1. I find with change that some farming couples cope well and some don't. Standing back a bit, I find that couples struggle much more with the "why to change" issues than the "how to change" issues. The "how to change" issues are often reasonably clear-cut and well-trodden, but the "why to change" often involves a whole lot of in-head type issues. Good farm advisers can really play a role here because a procrastination with the "why to change" gets harder and harder over time.

2. Nothing but nothing manages themselves as well as losses. Losses do better if you keep out of their way. Don't mess around with losses, treat them with respect, then kill them.

3. You must constantly reinvest:

--In your business

--In your team

--In your knowledge

--In your family

--In your community

--In your professional and peer advisers

P[L1] D[0x0] M[300x250] OOP[F] ADUNIT[] T[]

--With involved third parties

--And last but not least in yourself

4. What are some characteristics of the top 10% group?
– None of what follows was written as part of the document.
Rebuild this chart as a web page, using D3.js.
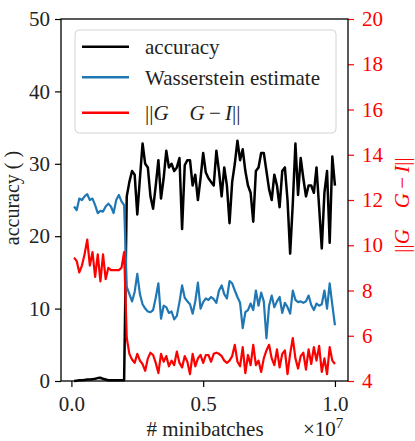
<!DOCTYPE html>
<html><head><meta charset="utf-8">
<script src="https://cdn.jsdelivr.net/npm/d3@7"></script>
<style>
body{margin:0;background:#fff}
svg{display:block}
</style>
</head><body>
<svg id="c" width="415" height="441"></svg>
<script>
// x positions (×10^7 minibatches)
const minibatches = d3.range(1, 101).map(i => i / 100);

const accuracy = [
  0.0, 0.05, 0.1, 0.1, 0.15, 0.2, 0.2, 0.25, 0.3, 0.4,
  0.45, 0.3, 0.2, 0.1, 0.1, 0.1, 0.1, 0.1, 0.1, 0.1,
  25.5, 27.5, 29.0, 28.5, 23.0, 28.0, 32.8, 30.0, 29.5, 25.5,
  23.8, 27.0, 30.5, 25.2, 28.0, 31.8, 29.5, 30.0, 29.0, 29.5,
  30.8, 21.0, 29.8, 30.5, 30.5, 27.0, 28.5, 25.0, 28.0, 31.5,
  28.8, 28.0, 27.5, 27.0, 31.8, 29.0, 25.5, 29.5, 27.0, 21.8,
  27.5, 30.0, 33.2, 30.5, 32.0, 29.0, 27.0, 26.0, 22.0, 29.0,
  29.5, 31.5, 31.5, 29.0, 26.5, 25.0, 28.5, 27.0, 24.0, 29.0,
  29.5, 25.0, 17.6, 24.5, 32.8, 25.7, 30.8, 28.0, 25.5, 27.0,
  27.0, 26.0, 29.5, 24.0, 18.3, 26.0, 29.0, 19.1, 31.0, 27.0
];

const wasserstein = [
  24.1, 23.6, 25.2, 25.0, 25.5, 25.8, 25.0, 25.2, 24.3, 23.2,
  23.5, 23.4, 24.1, 24.5, 24.1, 23.2, 25.0, 25.7, 24.8, 24.3,
  13.0, 12.0, 11.0, 12.3, 14.8, 12.0, 10.6, 10.0, 9.6, 9.5,
  9.8, 11.5, 13.5, 8.6, 10.4, 10.2, 9.4, 9.6, 8.5, 9.0,
  10.9, 13.2, 11.5, 11.0, 10.6, 9.3, 11.0, 13.6, 10.0, 10.9,
  11.4, 11.2, 11.6, 11.3, 10.8, 12.5, 13.2, 12.0, 11.4, 13.8,
  13.5, 12.5, 11.6, 10.8, 7.3, 9.5, 9.8, 10.7, 9.8, 12.5,
  10.4, 12.2, 11.0, 5.9, 10.4, 11.8, 10.2, 11.0, 11.6, 9.4,
  10.8, 10.2, 9.3, 12.5, 11.2, 10.9, 11.0, 10.8, 11.0, 11.8,
  10.5, 9.8, 10.7, 10.4, 10.6, 12.5, 10.0, 13.5, 10.5, 7.7
];

const gNorm = [
  9.45, 9.3, 8.8, 9.1, 9.6, 10.25, 9.1, 9.7, 8.6, 9.6,
  8.4, 9.6, 8.5, 9.0, 8.9, 8.9, 8.9, 8.9, 9.0, 9.7,
  5.9, 5.2, 4.95, 4.8, 5.2, 4.9, 4.75, 4.45, 5.0, 5.25,
  5.15, 4.8, 4.35, 5.2, 4.85, 5.1, 4.65, 4.9, 4.7, 5.3,
  4.8, 4.6, 5.1, 4.85, 4.3, 5.2, 4.65, 5.0, 5.15, 4.8,
  5.15, 5.15, 4.85, 5.2, 5.25, 5.2, 5.1, 4.9, 4.8, 4.9,
  5.1, 5.6, 4.85, 4.65, 5.5, 4.35, 5.15, 4.7, 5.6, 4.7,
  4.9, 4.4, 5.0, 5.35, 5.6, 5.0, 4.7, 5.4, 4.6, 5.2,
  5.35, 4.3, 5.2, 5.9, 5.0, 4.55, 5.1, 5.25, 4.5, 5.4,
  4.75, 5.5, 4.9, 5.55, 4.4, 5.0, 4.3, 5.5, 4.9, 4.75
];

const xTicks = [0.0, 0.5, 1.0];
const leftTicks = [0, 10, 20, 30, 40, 50];
const rightTicks = [4, 6, 8, 10, 12, 14, 16, 18, 20];
const seriesNames = ["accuracy", "Wasserstein estimate", "||G G−I||"];

const L = 61, R = 348, T = 19, B = 381;
const FS = 21;
const SERIF = "Liberation Serif";
const svg = d3.select("#c");

const x = d3.scaleLinear().domain([-0.0395, 1.0495]).range([L, R]);
const yL = d3.scaleLinear().domain([0, 50]).range([B, T]);
const yR = d3.scaleLinear().domain([4, 20]).range([B, T]);

const lineL = (vals) => d3.line().x((d, i) => x(minibatches[i])).y(d => yL(d))(vals);
const lineR = (vals) => d3.line().x((d, i) => x(minibatches[i])).y(d => yR(d))(vals);

const plot = svg.append("g");
plot.append("path").attr("d", lineL(accuracy)).attr("fill", "none")
  .attr("stroke", "#000").attr("stroke-width", 2.5).attr("stroke-linejoin", "round");
plot.append("path").attr("d", lineL(wasserstein)).attr("fill", "none")
  .attr("stroke", "#1f77b4").attr("stroke-width", 2.2).attr("stroke-linejoin", "round");
plot.append("path").attr("d", lineR(gNorm)).attr("fill", "none")
  .attr("stroke", "#ff0000").attr("stroke-width", 2.2).attr("stroke-linejoin", "round");

// axes
const ax = svg.append("g").attr("transform", `translate(0,${B})`)
  .call(d3.axisBottom(x).tickValues(xTicks).tickFormat(d3.format(".1f")).tickSize(6).tickPadding(9));
const ayL = svg.append("g").attr("transform", `translate(${L},0)`)
  .call(d3.axisLeft(yL).tickValues(leftTicks).tickSize(6).tickPadding(5));
const ayR = svg.append("g").attr("transform", `translate(${R},0)`)
  .call(d3.axisRight(yR).tickValues(rightTicks).tickSize(6).tickPadding(8));

[ax, ayL, ayR].forEach(g => {
  g.attr("font-family", null).attr("font-size", null);
  g.select(".domain").remove();
  g.selectAll("text").style("font-family", SERIF).style("font-size", FS + "px");
  g.selectAll("line").attr("stroke-width", 1.2);
});
ax.selectAll("text").attr("fill", "#222");
ayL.selectAll("text").attr("fill", "#222");
ayR.selectAll("line").attr("stroke", "#ff0000");
ayR.selectAll("text").attr("fill", "#ff0000");

// frame
svg.append("rect").attr("x", L).attr("y", T).attr("width", R - L).attr("height", B - T)
  .attr("fill", "none").attr("stroke", "#000").attr("stroke-width", 1.3);

function txt(parent) {
  return parent.append("text").style("font-family", SERIF).style("font-size", FS + "px");
}

// axis labels
txt(svg).attr("x", 205).attr("y", 436).attr("text-anchor", "middle")
  .attr("fill", "#222").text("# minibatches");
const mult = txt(svg).attr("x", 303).attr("y", 436).attr("fill", "#222");
mult.append("tspan").text("×10");
mult.append("tspan").attr("dy", -8).style("font-size", "15px").text("7");

txt(svg).attr("transform", "translate(19,198) rotate(-90)")
  .style("font-size", "20px")
  .attr("text-anchor", "middle").attr("fill", "#222").text("accuracy (  )");

function mathLabel(sel) {
  sel.append("tspan").text("||");
  sel.append("tspan").style("font-style", "italic").text("G");
  sel.append("tspan").text("\u2003");
  sel.append("tspan").style("font-style", "italic").text("G");
  sel.append("tspan").text("\u2009−\u2009");
  sel.append("tspan").style("font-style", "italic").text("I");
  sel.append("tspan").text("||");
}
const rl = txt(svg).attr("transform", "translate(409,205) rotate(-90)")
  .attr("text-anchor", "middle").attr("fill", "#ff0000");
mathLabel(rl);

// legend
const lg = svg.append("g");
lg.append("rect").attr("x", 75).attr("y", 30).attr("width", 261).attr("height", 103)
  .attr("rx", 4).attr("fill", "#fff").attr("fill-opacity", 0.85)
  .attr("stroke", "#d4d4d4").attr("stroke-width", 1);
const rows = [
  {y: 46.7, color: "#000"},
  {y: 77.3, color: "#1f77b4"},
  {y: 112.7, color: "#ff0000"}
];
rows.forEach((r, i) => {
  lg.append("line").attr("x1", 82).attr("x2", 129).attr("y1", r.y).attr("y2", r.y)
    .attr("stroke", r.color).attr("stroke-width", 2.5);
  const t = txt(lg).attr("x", 145).attr("y", r.y + 7.5).attr("fill", "#222");
  if (i < 2) t.text(seriesNames[i]); else mathLabel(t);
});
</script>
</body></html>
There are various attributes, but outside of high ability, several would be planning, goal setting, patience and discipline. Some would have their planning and goal setting on the back of a match box, or diary or in the back of their mind rather than on a computer, but the key is, it is done.

5. Are you running the farm or is the farm running you? Your answer will tend to determine where you will be in 10 years' time. You must take control. Without control, you don't have a business, what you have is an expensive, frustrating, time-consuming hobby.

6. Attack the problem before the problem attacks you. A stitch in time saves a lot more than nine, and in the same way, a bird in the hand is worth about 10 birds in the bush. It is all about breaking the problem down into manageable pieces and then crushing it. In my trouble-shooting role, I often saw situations when the signals were coming through loud and clear years earlier when it was a small problem but nobody picked up, or wanted to pick up the signals, and the problem became mountain size and swamped them. Don't wait for a major problem to come down your driveway.

7. Don't live in the past -- you have already been there. Certainly learn from it and what worked well then may still work well today, but don't get black and white about it. It was President Abraham Lincoln who said, "What I said yesterday may not be correct tomorrow." He went on to say that if he couldn't cope with changing his views with changing information, he was no use to the country.

8. I believe we are going to see a continuation of the polarization going on between the top and bottom business quartile groups in economic terms. Get yourself in the right group and dig in. In 10 years' time in New Zealand there will be fewer farmers, fewer farm bankers and fewer farm accountants, but all there will have a bigger cake.

9. The top group has a business plan, and plan ahead. The bottom group tends to be passive reactors to events -- in some cases quite good passive reactors, but it is not a business attribute and sooner or later they get swamped. About 15% of our clients would be back on the ropes quite quickly with a major adverse climatic or adverse price received scenario. They have no margin for error or financial buffer whatsoever. By failing to plan, they are effectively planning to fail. None of this is new technology: It wasn't raining when Noah was building the Ark.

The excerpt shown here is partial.